Pension battle a matter of unions' survival

Demonstrators sleep in the Madison, Wisc., capitol rotunda as a round-the-clock protest over the proposed budget bill continued on Feb. 27. Credit: GETTY IMAGES
Newsday received an unusually large response to Sunday's special news report, "Cost of pensions soars on LI." Here is a sample.
Thankfully, Newsday seems to be on the right side of the pension issue in New York State and on Long Island in particular. What was interesting was the subtext that pointed out something I have thought about for some time -- namely, all sides of the collective bargaining issue have their own agenda and representation, except for the taxpayer.
Over the course of the past hundred years, plus a few, citizens, especially taxpayers, have relied on their elected representatives to do what was right and correct for the general populous. However, we have learned all too well that our elected officials view their job priority as getting elected first, helping their friends second and if there is any time left over, looking out for us. The union representative works hard to get higher salaries and better benefits for his members or face losing in the union's next election.
But who represents the taxpayer?
If New York raises taxes on the wealthy, they have the ability to pick up and move to a more tax friendly state. But we, the alleged middle class, are stuck. We can't leave our jobs, if we still have one, can't sell our homes, if we still have one, but must continue to support one of the highest-taxed states and counties in the country, with no end in sight. I think it's about time we taxpayers unite and organize.
Michael Aneiro
Let me get this right. Pension costs are only 3.7 percent of the budget in Nassau County and 5 percent in Suffolk County. And 84 percent of revenue that funds public employee pensions comes from investment income. Yet Newsday devoted three pages to writing about the soaring costs of public employee pensions on Long Island. Still there is scant mention of the governor's unwillingness to extend the "millionaire's" tax that brings in significant revenue to the state.
Unions are under attack. The true cause of our fiscal woes is the Wall Street investment bankers, but not one has gone to jail.
The public fails to recognize that most of us are middle-class workers who receive indirect benefits from unions. Unions paved the way for all workers to enjoy benefits like paid catastrophic health care, pensions, the 40-hour workweek, dental benefits, paternity-maternity leave, unemployment insurance, overtime pay and compensated leave.
Lawrence J. Cohen
Editor's note: The writer is a retired teachers union treasurer.
I would suggest a change in title for Newsday's recent article on pension costs: "Politicians' grab of pension funds and poor investment strategy leave Long Island taxpayers with a billion-dollar tax bill" or "The workers paid their share!
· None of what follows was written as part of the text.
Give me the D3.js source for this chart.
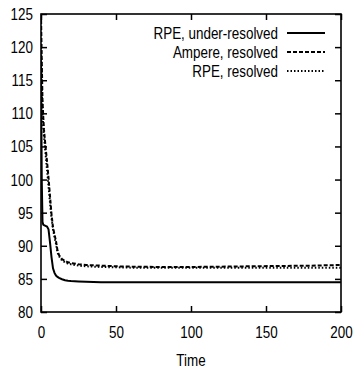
<!DOCTYPE html>
<html>
<head>
<meta charset="utf-8">
<script src="https://cdn.jsdelivr.net/npm/d3@7"></script>
<style>
  body { margin: 0; background: #fff; }
  text { font-family: "Liberation Sans", Arial, sans-serif; fill: #000; }
</style>
</head>
<body>
<div id="chart"></div>
<script>
// Tiempos de muestreo
const times = [0, 0.5, 1, 1.5, 2, 3, 4, 5, 6, 7, 8, 9, 10, 11, 12, 14, 16, 18, 20, 25, 30, 40, 50, 60, 80, 100, 120, 140, 160, 180, 200];

// Series
const rpeUnder = [118, 100, 93.6, 93.2, 93.1, 93.0, 92.9, 92.5, 90.5, 88.3, 86.6, 85.9, 85.5, 85.3, 85.15, 84.95, 84.8, 84.72, 84.67, 84.6, 84.55, 84.5, 84.5, 84.5, 84.5, 84.5, 84.5, 84.5, 84.5, 84.5, 84.5];
const ampereRes = [125, 118, 112, 109.5, 107.5, 105, 102.8, 100.3, 97.5, 94.8, 92.8, 91.7, 90.7, 89.3, 88.6, 88.0, 87.7, 87.5, 87.4, 87.2, 87.1, 87.0, 86.9, 86.85, 86.8, 86.8, 86.85, 86.9, 86.95, 87.0, 87.1];
const rpeRes = [121, 114, 110, 108, 106.5, 104, 101.5, 99, 96.5, 94.2, 92.5, 91.3, 90.3, 89.0, 88.4, 87.8, 87.5, 87.3, 87.2, 87.0, 86.9, 86.8, 86.75, 86.7, 86.7, 86.7, 86.7, 86.7, 86.7, 86.7, 86.7];

const seriesNames = ["RPE, under-resolved", "Ampere, resolved", "RPE, resolved"];
const xTicks = [0, 50, 100, 150, 200];
const yTicks = [80, 85, 90, 95, 100, 105, 110, 115, 120, 125];

const width = 355, height = 372;
const margin = { top: 14, right: 14, bottom: 60, left: 41 };
const iw = width - margin.left - margin.right;
const ih = height - margin.top - margin.bottom;

const svg = d3.select("#chart").append("svg")
  .attr("width", width).attr("height", height);
const g = svg.append("g").attr("transform", `translate(${margin.left},${margin.top})`);

const x = d3.scaleLinear().domain([0, 200]).range([0, iw]);
const y = d3.scaleLinear().domain([80, 125]).range([ih, 0]);

const fs = "17px";
const sx = 0.79; // letra estrecha (Helvetica Narrow)

// comprime el texto horizontalmente alrededor de su punto de anclaje
function narrow(sel) {
  sel.each(function () {
    const t = d3.select(this);
    const ax0 = +t.attr("x") || 0;
    t.attr("transform", `translate(${ax0 * (1 - sx)},0) scale(${sx},1)`);
  });
}

// Ejes con marcas hacia adentro (estilo gnuplot)
const ax = g.append("g").attr("transform", `translate(0,${ih})`)
  .call(d3.axisBottom(x).tickValues(xTicks).tickSize(-6).tickPadding(14));
const axTop = g.append("g")
  .call(d3.axisTop(x).tickValues(xTicks).tickSize(-6).tickFormat(""));
const ay = g.append("g")
  .call(d3.axisLeft(y).tickValues(yTicks).tickSize(-6).tickPadding(8));
const ayR = g.append("g").attr("transform", `translate(${iw},0)`)
  .call(d3.axisRight(y).tickValues(yTicks).tickSize(-6).tickFormat(""));

[ax, axTop, ay, ayR].forEach(a => {
  a.select(".domain").remove();
  a.selectAll("line").attr("stroke", "#000").attr("stroke-width", 1.5);
  a.selectAll("text").style("font-size", fs).call(narrow);
});

// Marco
g.append("rect").attr("width", iw).attr("height", ih)
  .attr("fill", "none").attr("stroke", "#000").attr("stroke-width", 1.6);

// Curvas
g.append("clipPath").attr("id", "clip").append("rect").attr("width", iw).attr("height", ih);

const styles = [
  { data: rpeUnder, dash: null },
  { data: ampereRes, dash: "4,2" },
  { data: rpeRes, dash: "1.5,2" }
];

const line = d3.line().x((d, i) => x(times[i])).y(d => y(d));

styles.forEach(s => {
  g.append("path")
    .attr("clip-path", "url(#clip)")
    .attr("d", line(s.data))
    .attr("fill", "none")
    .attr("stroke", "#000")
    .attr("stroke-width", 2)
    .attr("stroke-dasharray", s.dash);
});

// Leyenda
const legend = svg.append("g");
seriesNames.forEach((name, i) => {
  const cy = 33 + i * 19;
  legend.append("text")
    .attr("x", 278).attr("y", cy).attr("dy", "0.35em")
    .attr("text-anchor", "end")
    .style("font-size", fs)
    .text(name)
    .call(narrow);
  legend.append("line")
    .attr("x1", 287).attr("x2", 325).attr("y1", cy).attr("y2", cy)
    .attr("stroke", "#000").attr("stroke-width", 2)
    .attr("stroke-dasharray", styles[i].dash);
});

// Título del eje x
svg.append("text")
  .attr("x", margin.left + iw / 2).attr("y", 366)
  .attr("text-anchor", "middle")
  .style("font-size", fs)
  .text("Time")
  .call(narrow);
</script>
</body>
</html>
Why didn't Albany?" If there is greed at work here, it is not in the schoolhouse but in the statehouse.
I must wonder if Newsday has joined the corporate media in ignoring the voices of workers caught in this national war on middle-class government employees.
Georgia McGill-Houle
In her column, "Guv has shot at real reform" [News, March 6], Joye Brown highlights a number of ideas that "reformers" seek to make regarding public employee pensions. The reforms are designed to punish public employees and, in fact, to break contractual promises that were made years ago.
Pensions are deferred compensation. When teachers were making ridiculously inadequate salaries, the taxpayers were more than willing to accept pensions and benefits as a means of enticement. Now that people have lived to collect those benefits, the rules of the game shouldn't be changed. The state's new Tier V pension, enacted last year, is where the unions should draw their line in the sand.
Stewart Singer
Don't let the politicians pit taxpayer against taxpayer. Public workers usually make less than private-company workers. I was in both groups when working, and this was always true.
If there were no unions, there would be no benefits for public employees or private ones either. Now it seems that politicians want to take those benefits away, crush the unions and make you believe that public workers are a drain on taxpayers. Instead, it is the politicians' mismanagement of funds and giving tax breaks to the rich.
Don't let the politicians fool you into thinking that every budget problem is the middle class's fault, because of programs like Social Security and Medicare. Look at the facts: tax breaks for the rich, subsidies to big oil companies, two wars, etc. These are the real things siphoning off our tax dollars.
Paula Camacho
A recent letter-writer thinks that a pension of 50 percent after 30 years is not unreasonable ["Public workers deserve pensions," March 5]. Has he been living on another planet?
Private-sector employees are lucky if they get 25 percent to 30 percent. I know. I worked 30 years in the aerospace industry before I retired. Yet the writer thinks that it is fair that I have to pay the nation's highest taxes on my pension to support him at 50 percent?
It's about time these folks came back down to Earth.